Третье, наконец. Путь к истинной красоте возможен лишь через то, что я называл влечением или притяжением. Но самое правильное слово для этого движения к божественно-прекрасному, пожалуй, «любовь». Любовь! Лучшего слова люди пока не придумали. И думаю, никогда не придумают!

Примерно такую речь я тогда произнес. И сразу признаюсь тебе, Луций: речь эта была, в сущности, так себе. Потому что природным красноречием я никогда не обладал и в пятнадцать с половиной лет только лишь начал делать первые самостоятельные шаги в изучении теории и практики красноречия. Но, как ты, конечно же, догадался, к этому своему выступлению я тщательно подготовился. Первым делом вспомнил, как ты наставлял меня в наши детские годы в Кордубе: твои «фигуры мысли», твои «фигуры речи», твою манеру говорить и даже твои жесты. Затем припомнил свои упражнения с Рыбаком: главным образом его рассуждения о «притяжении» и мои собственные ощущения от радуги над озером и бабочек в солнечном луче, от притягательно-великолепного цветка, царственно-фиолетового у основания бутона и нежно-голубого, почти белого на кончиках лепестков (см. «Детство Понтия Пилата», глава 12, XIII и глава 13, VI).

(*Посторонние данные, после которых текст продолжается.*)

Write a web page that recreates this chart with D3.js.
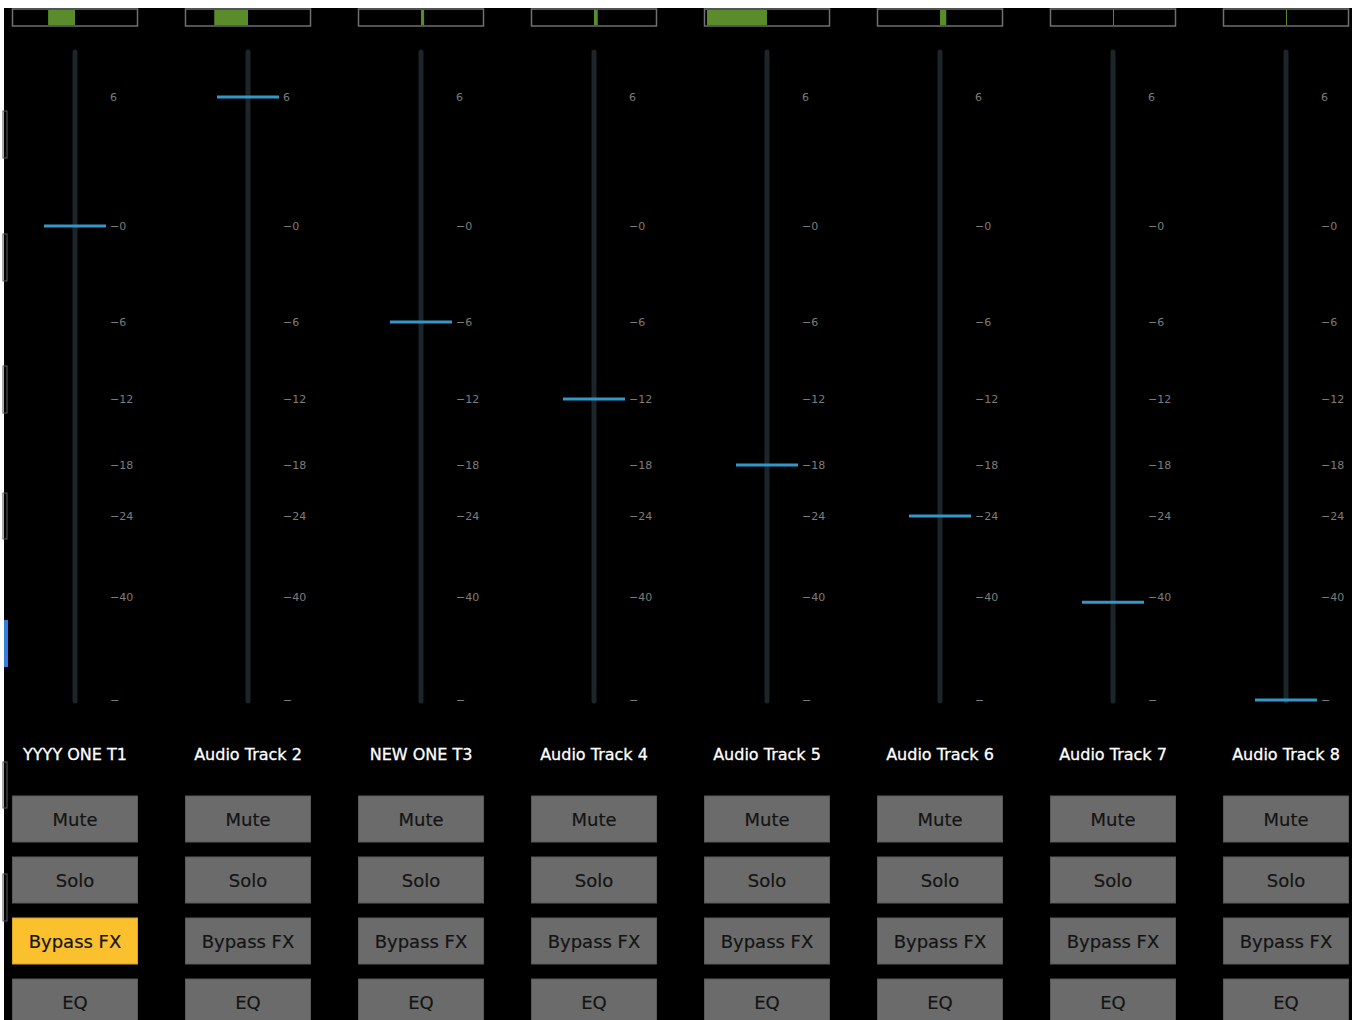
<!DOCTYPE html>
<html>
<head>
  <script src="https://cdnjs.cloudflare.com/ajax/libs/d3/7.8.5/d3.min.js"></script>
  <style>
    body, html { margin: 0; padding: 0; background: #fff; overflow: hidden; }
    svg { display: block; font-family: "DejaVu Sans", Verdana, sans-serif; }
  </style>
</head>
<body>
<svg id="mixer" width="1356" height="1020"></svg>
<script>
// track data
const tracks = ["YYYY ONE T1", "Audio Track 2", "NEW ONE T3", "Audio Track 4",
                "Audio Track 5", "Audio Track 6", "Audio Track 7", "Audio Track 8"];
const faderDb = [0, 6, -6, -12, -18, -24, -41, -60];
// meter fill extents, -1..1 around the box centre
const meterFrom = [-0.43, -0.54, 0, 0, -0.96, 0, 0, 0];
const meterTo = [0, 0, 0.05, 0.06, 0, 0.1, 0.015, 0.015];
const bypassOn = [true, false, false, false, false, false, false, false];
const buttons = ["Mute", "Solo", "Bypass FX", "EQ"];

// fader scale
const scaleDb = [6, 0, -6, -12, -18, -24, -40, -60];
const scaleLabels = ["6", "\u22120", "\u22126", "\u221212", "\u221218", "\u221224", "\u221240", "\u2212"];

// left edge tabs (partly hidden sidebar)
const sideTabs = [[111, 158], [234, 281], [366, 413], [493, 539], [620, 667], [762, 808], [874, 921]];
const sideActive = [false, false, false, false, true, false, false];

const svg = d3.select("#mixer");
const W = 1356, H = 1020;

svg.append("rect").attr("x", 4).attr("y", 8).attr("width", W - 8).attr("height", H - 8).attr("fill", "#000");

const x = d3.scalePoint().domain(tracks).range([75, 75 + 173 * 7]);
const y = d3.scaleLinear().domain(scaleDb).range([97, 226, 322, 399, 465, 516, 597, 700]);
const meter = d3.scaleLinear().domain([-1, 1]).range([-62.5, 62.5]);

// side tabs
svg.append("g").selectAll("rect").data(sideTabs).join("rect")
  .attr("x", (d, i) => sideActive[i] ? 4 : 3)
  .attr("y", d => d[0])
  .attr("width", 4)
  .attr("height", d => d[1] - d[0])
  .attr("fill", (d, i) => sideActive[i] ? "#2f7fe0" : "none")
  .attr("stroke", (d, i) => sideActive[i] ? "none" : "#5a5a5a")
  .attr("stroke-width", 1);

const strip = svg.append("g").selectAll("g").data(tracks).join("g")
  .attr("transform", d => `translate(${x(d)},0)`);

// meter box
strip.append("rect")
  .attr("x", -62.5).attr("y", 9).attr("width", 125).attr("height", 17)
  .attr("fill", "#000").attr("stroke", "#6b7070").attr("stroke-width", 1.5);
strip.append("rect")
  .attr("x", (d, i) => meter(meterFrom[i]))
  .attr("y", 10)
  .attr("width", (d, i) => Math.max(1, meter(meterTo[i]) - meter(meterFrom[i])))
  .attr("height", 15)
  .attr("fill", "#5b8c2b");

// fader track
strip.append("line")
  .attr("x1", 0).attr("x2", 0).attr("y1", 52).attr("y2", 701)
  .attr("stroke", "#1c2529").attr("stroke-width", 5).attr("stroke-linecap", "round");

// scale labels
strip.append("g").selectAll("text").data(scaleDb).join("text")
  .attr("x", 35)
  .attr("y", d => y(d))
  .attr("dy", "0.35em")
  .attr("font-size", 11)
  .attr("fill", "#7c7c7c")
  .text((d, i) => scaleLabels[i]);

// fader handle
strip.append("line")
  .attr("x1", -31).attr("x2", 31)
  .attr("y1", (d, i) => y(faderDb[i])).attr("y2", (d, i) => y(faderDb[i]))
  .attr("stroke", "#3497c9").attr("stroke-width", 3);

// names
strip.append("text")
  .attr("x", 0).attr("y", 754).attr("dy", "0.35em")
  .attr("text-anchor", "middle")
  .attr("font-size", 16)
  .attr("fill", "#fff")
  .attr("stroke", "#fff").attr("stroke-width", 0.3)
  .text(d => d);

// buttons
const btn = strip.selectAll("g.btn").data((d, i) => buttons.map(b => ({ b, i }))).join("g")
  .attr("class", "btn")
  .attr("transform", (d, j) => `translate(0,${796 + 61 * j})`);
btn.append("rect")
  .attr("x", -62.5).attr("y", 0).attr("width", 125).attr("height", 46)
  .attr("fill", d => d.b === "Bypass FX" && bypassOn[d.i] ? "#fbc02d" : "#6b6b6b")
  .attr("stroke", d => d.b === "Bypass FX" && bypassOn[d.i] ? "#d9a21f" : "#5a5a5a")
  .attr("stroke-width", 1);
btn.append("text")
  .attr("x", 0).attr("y", 24).attr("dy", "0.35em")
  .attr("text-anchor", "middle")
  .attr("font-size", 18)
  .attr("fill", "#141414")
  .attr("stroke", "#141414").attr("stroke-width", 0.2)
  .text(d => d.b);
</script>
</body>
</html>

Далее, в городской библиотеке я разыскал руководство по риторике и тщательно проштудировал все эти «задержания», «разъяснения», «обозрения», «предуведомления», а также «анафоры», «эпифоры», «симплоки», «гомеоптотоны» и «исоколоны» и тому подобные приемы. Но решил не загромождать ими свое выступление, чтобы не исчезло впечатление импровизации. Зато заранее заготовил различные, что называется, красивости типа: «мнится мне», «подчас», «прелесть померкнет», «красота преходяща» и так далее.

Я не сомневался, что буду говорить перед Вардием. И если бы он меня не вызвал, поверь, я бы нашел способ высунуться и выступить.

XII. Я кончил говорить, пристально глядя на Вардия. А тот, когда я замолчал, перестал барабанить пальцами по скамейке, усмехнулся, быстро сложил пухлые ручки на груди и словно обмер, прищуренным взглядом упершись, как мне показалось, в Манция.

– Иди на место, Луций, – тихо велел учитель.

Я пошел в сторону Вардия.

Он дождался, пока я дойду до скамьи и сяду рядом с ним. А потом радостно воскликнул:

– Ну, ты плут, Манций!

Учитель молчал.

– Ты злостный плут, старина! – продолжал Гней Эдий. – Ты специально подготовил этого «юного и бесчувственного», припрятал его, так сказать, на закуску, чтобы я, желая застать тебя врасплох, сам от тебя эту закуску потребовал, и вот он – кушайте на здоровье, якобы без всякой подготовки, хотите – свасорию, хотите – контраверсию, смотрите, как наш замечательный учитель обучает даже тех, кто сидит у него в дальнем углу!

– Клянусь тебе! Я его не готовил! – испуганно вскричал Манций. – Он вообще не должен был сегодня присутствовать! Вчера он сказался больным…

– Ну да, ну да, – светился прищуренными глазами Вардий. – Занемог несчастный певец божественной красоты… Ты что, Платона давал им читать?

– Какого Платона? – еще сильнее испугался Манций.

– Того самого. Греческого. Сократова ученика… Перестань прикидываться!

– Они греческий только два года учат! – отбивался Манций. – Они не могут читать Платона! Они там ничего не поймут. Клянусь тебе гением Августа!..

Вардий вскочил на ноги и сурово прервал учителя:

– Ну нет, великого Августа мы оставим в покое! Тем более – его божественного гения!

А дальше, Луций, вот что было:

Ученики повскакали со скамей и замерли навытяжку. А Вардий по очереди обошел всех трех декламаторов и с каждым о чем-то ласково и доверительно шептался. И первого юношу под конец погладил по голове, второго – ущипнул за щеку, а третьего на всем протяжении разговора держал то за одно ухо, то за другое. Похоже, он всех хвалил, потому как лица у моих одноклассников краснели от смущения и сияли от удовольствия.